La négociation collective dans la fonction publique n’a longtemps pas existé en tant que telle, à la différence du privé (accords de branche, accords d’entreprise, etc.).

Depuis 2010 (article 8 bis de la loi de 1983), il y a :

- un droit à la négociation collective au niveau national, les syndicats ayant qualité de traiter des “négociations relatives à l'évolution des rémunérations et du pouvoir d'achat des agents publics” ;

- au niveau sectoriel, les syndicats ont qualité pour participer à des négociations relatives “1° Aux conditions et à l'organisation du travail, et au télétravail ; 2° Au déroulement des carrières et à la promotion professionnelle ; 3° A la formation professionnelle et continue ; 4° A l'action sociale et à la protection sociale complémentaire ; 5° A l'hygiène, à la sécurité et à la santé au travail ; 6° A l'insertion professionnelle des personnes handicapées ; 7° A l'égalité professionnelle entre les hommes et les femmes.” ;

- des accords qui peuvent être validés, avec des conditions de validité (“Un accord est valide s'il est signé par une ou plusieurs organisations syndicales de fonctionnaires ayant recueilli au moins 50 % du nombre des voix lors des dernières élections professionnelles organisées au niveau auquel l'accord est négocié.”)

- un principe de faveur (“Une négociation dont l'objet est de mettre en œuvre à un niveau inférieur un accord conclu au niveau supérieur ne peut que préciser ce dernier ou en améliorer l'économie générale dans le respect de ses stipulations essentielles”)

Les points à noter

 - Contrairement au droit privé, il n’y a pas d’obligation régulière de négocier, celle-ci reste à la discrétion du pouvoir employeur (L. 2241-1 du code du travail : au moins une fois tous les 4 ans ou tous les 5 ans).

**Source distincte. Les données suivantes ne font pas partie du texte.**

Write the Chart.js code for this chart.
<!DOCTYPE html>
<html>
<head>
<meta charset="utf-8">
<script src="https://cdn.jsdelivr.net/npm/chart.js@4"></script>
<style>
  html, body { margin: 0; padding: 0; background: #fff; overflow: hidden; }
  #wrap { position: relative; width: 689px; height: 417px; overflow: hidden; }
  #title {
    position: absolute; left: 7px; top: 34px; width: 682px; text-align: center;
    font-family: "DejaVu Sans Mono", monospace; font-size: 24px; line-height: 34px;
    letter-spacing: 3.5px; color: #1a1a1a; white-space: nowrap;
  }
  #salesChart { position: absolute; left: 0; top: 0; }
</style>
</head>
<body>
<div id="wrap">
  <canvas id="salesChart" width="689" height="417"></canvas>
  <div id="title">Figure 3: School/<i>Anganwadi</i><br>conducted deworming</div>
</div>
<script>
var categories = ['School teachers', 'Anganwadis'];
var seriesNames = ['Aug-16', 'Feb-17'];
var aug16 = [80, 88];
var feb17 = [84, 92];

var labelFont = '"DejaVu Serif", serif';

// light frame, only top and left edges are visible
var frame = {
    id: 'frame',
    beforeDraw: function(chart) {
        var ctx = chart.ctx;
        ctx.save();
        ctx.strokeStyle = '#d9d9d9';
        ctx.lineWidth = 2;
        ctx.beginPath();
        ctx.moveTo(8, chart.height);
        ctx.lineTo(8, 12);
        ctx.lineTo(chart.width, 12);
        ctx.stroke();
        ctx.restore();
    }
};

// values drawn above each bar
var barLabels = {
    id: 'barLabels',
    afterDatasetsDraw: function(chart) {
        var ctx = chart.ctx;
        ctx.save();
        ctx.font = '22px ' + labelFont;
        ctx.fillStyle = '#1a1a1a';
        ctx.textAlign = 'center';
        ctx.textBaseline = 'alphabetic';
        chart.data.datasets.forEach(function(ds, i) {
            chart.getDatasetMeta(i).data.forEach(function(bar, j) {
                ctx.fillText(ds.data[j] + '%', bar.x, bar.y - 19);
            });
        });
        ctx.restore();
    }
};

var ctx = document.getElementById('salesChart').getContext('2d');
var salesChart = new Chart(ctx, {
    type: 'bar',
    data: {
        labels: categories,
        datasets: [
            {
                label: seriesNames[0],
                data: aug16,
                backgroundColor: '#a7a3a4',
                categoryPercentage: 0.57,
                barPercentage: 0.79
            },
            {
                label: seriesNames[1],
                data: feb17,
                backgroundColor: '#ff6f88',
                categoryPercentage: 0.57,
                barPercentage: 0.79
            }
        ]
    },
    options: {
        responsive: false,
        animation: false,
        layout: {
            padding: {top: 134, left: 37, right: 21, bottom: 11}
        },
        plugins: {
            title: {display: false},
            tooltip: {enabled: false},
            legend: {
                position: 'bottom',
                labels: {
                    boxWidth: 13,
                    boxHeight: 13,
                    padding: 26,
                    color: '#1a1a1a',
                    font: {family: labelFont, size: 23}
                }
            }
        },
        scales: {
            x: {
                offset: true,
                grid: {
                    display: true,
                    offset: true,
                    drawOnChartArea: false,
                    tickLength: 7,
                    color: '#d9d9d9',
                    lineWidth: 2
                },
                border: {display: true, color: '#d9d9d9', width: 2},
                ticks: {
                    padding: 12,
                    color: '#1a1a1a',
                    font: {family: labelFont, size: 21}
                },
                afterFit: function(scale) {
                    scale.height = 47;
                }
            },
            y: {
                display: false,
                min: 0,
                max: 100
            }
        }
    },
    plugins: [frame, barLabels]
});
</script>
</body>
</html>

- Le champ de négociation est plus restreint que le code du travail. Par exemple, pas de “mesures de rattrapage tendant à remédier aux inégalités constatées ainsi que sur la mise à disposition d’outils aux entreprises pour prévenir et agir contre le harcèlement sexuel et les agissements sexistes”, ni de négociations sur les salaires au niveau local.

- Les textes conclus n’ont pas de portée normative; les protocoles d’accord ne sont que des relevés de conclusions (2).

- Sur la nécessité de prévoir une négociation annuelle obligatoire, le Conseil d’Etat avait par ailleurs souligné que :“aucun texte ne prévoit une périodicité obligatoire pour engager une négociation sur les différents sujets de fonction publique, si bien que la négociation est octroyée par le Gouvernement, et même que la question de savoir si et quand il convient d’engager une négociation sur tel ou tel sujet devient en soi une cause de discussion, de tiraillement voire de conflit entre pouvoirs publics et organisations syndicales et entre celles-ci. Les pouvoirs publics ont souvent davantage recours à la négociation pour montrer leur capacité d’avoir un dialogue approfondi avec les organisations syndicales que parce qu’ils sont convaincus de la nécessité de passer par la voie de la négociation ; ils n’y ont recours de ce fait qu’avec parcimonie, car ils savent que dès qu’une négociation est ouverte, ils sont obligés d’aller jusqu’au bout, sauf à devoir admettre un échec politique, ou devoir « payer le prix d’un accord” (3)

(1) Avis du Conseil d’Etat du 21 mars 2019 sur le PJL qui estime que l’étude d’impact, incomplète, ne permet pas au Parlement de débattre et trancher sur l’option que le Gouvernement entend retenir “en toute connaissance de cause.

(2)Conseil d’Etat 2006,https://www.legifrance.gouv.fr/affichJuriAdmin.do?idTexte=CETATEXT000008222961

(3) Conseil d’État. Rapport public 2003, Perspectives pour la fonction publique.